-- WHAT TO DO --
Wherever a line holds the word "this", copy that line out.

-- TASK INPUTS --
══════

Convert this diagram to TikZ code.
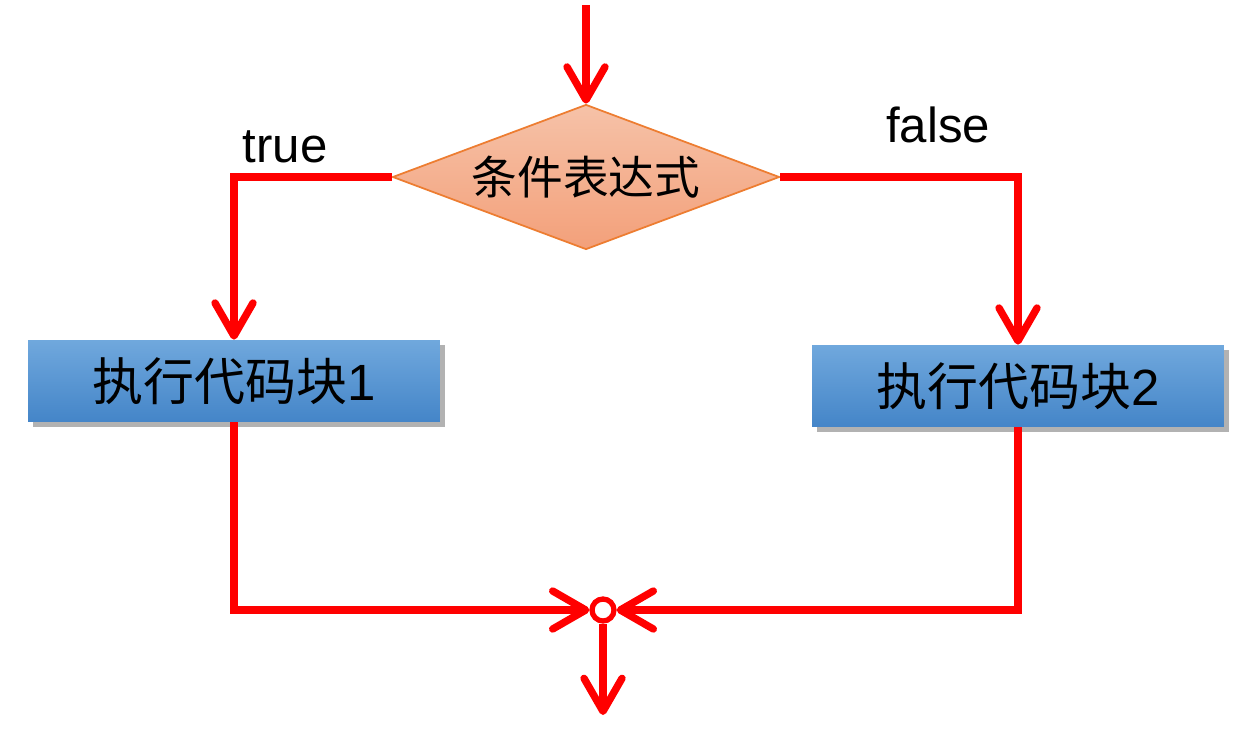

══════

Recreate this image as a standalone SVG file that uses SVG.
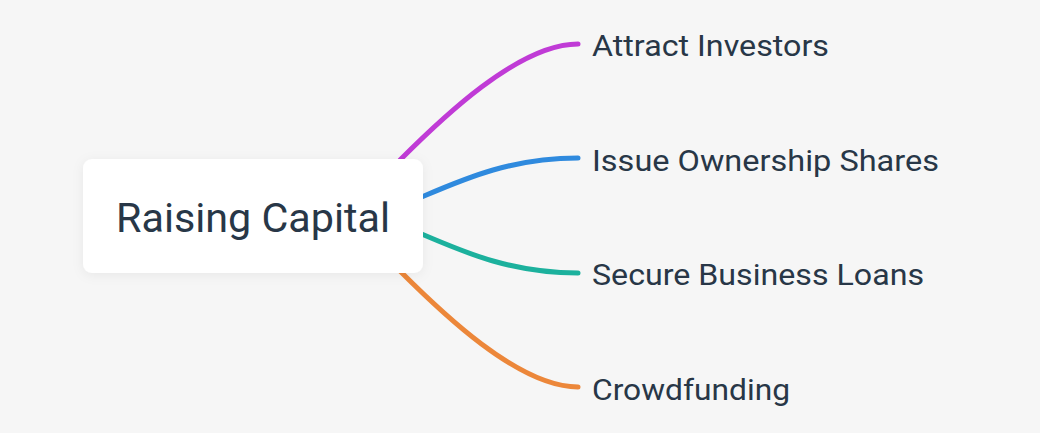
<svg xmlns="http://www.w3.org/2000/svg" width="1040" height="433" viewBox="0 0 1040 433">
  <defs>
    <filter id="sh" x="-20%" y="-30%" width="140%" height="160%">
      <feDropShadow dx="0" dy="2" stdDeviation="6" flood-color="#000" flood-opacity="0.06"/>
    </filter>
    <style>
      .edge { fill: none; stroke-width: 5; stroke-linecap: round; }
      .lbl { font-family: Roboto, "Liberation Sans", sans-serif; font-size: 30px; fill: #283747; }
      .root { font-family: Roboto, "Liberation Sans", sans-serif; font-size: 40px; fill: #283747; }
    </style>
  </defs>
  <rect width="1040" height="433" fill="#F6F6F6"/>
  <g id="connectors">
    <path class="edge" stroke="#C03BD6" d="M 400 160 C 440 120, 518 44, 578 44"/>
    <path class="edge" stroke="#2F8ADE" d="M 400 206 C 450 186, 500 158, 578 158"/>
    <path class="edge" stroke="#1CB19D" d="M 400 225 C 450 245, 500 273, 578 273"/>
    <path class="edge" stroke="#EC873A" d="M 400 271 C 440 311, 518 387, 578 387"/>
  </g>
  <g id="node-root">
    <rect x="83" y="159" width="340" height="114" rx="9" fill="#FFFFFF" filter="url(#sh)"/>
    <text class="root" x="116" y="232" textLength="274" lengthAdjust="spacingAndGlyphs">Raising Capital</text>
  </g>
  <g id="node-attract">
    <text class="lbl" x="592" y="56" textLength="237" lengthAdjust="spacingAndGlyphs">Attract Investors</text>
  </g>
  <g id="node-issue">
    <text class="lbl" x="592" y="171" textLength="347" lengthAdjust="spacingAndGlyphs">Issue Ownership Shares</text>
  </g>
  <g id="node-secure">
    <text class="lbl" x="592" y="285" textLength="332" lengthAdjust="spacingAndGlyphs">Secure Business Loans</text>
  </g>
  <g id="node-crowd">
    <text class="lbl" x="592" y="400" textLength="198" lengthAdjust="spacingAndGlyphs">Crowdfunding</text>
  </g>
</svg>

══════

-- RESULT OF THE TASK --
Convert this diagram to TikZ code.
Recreate this image as a standalone SVG file that uses SVG.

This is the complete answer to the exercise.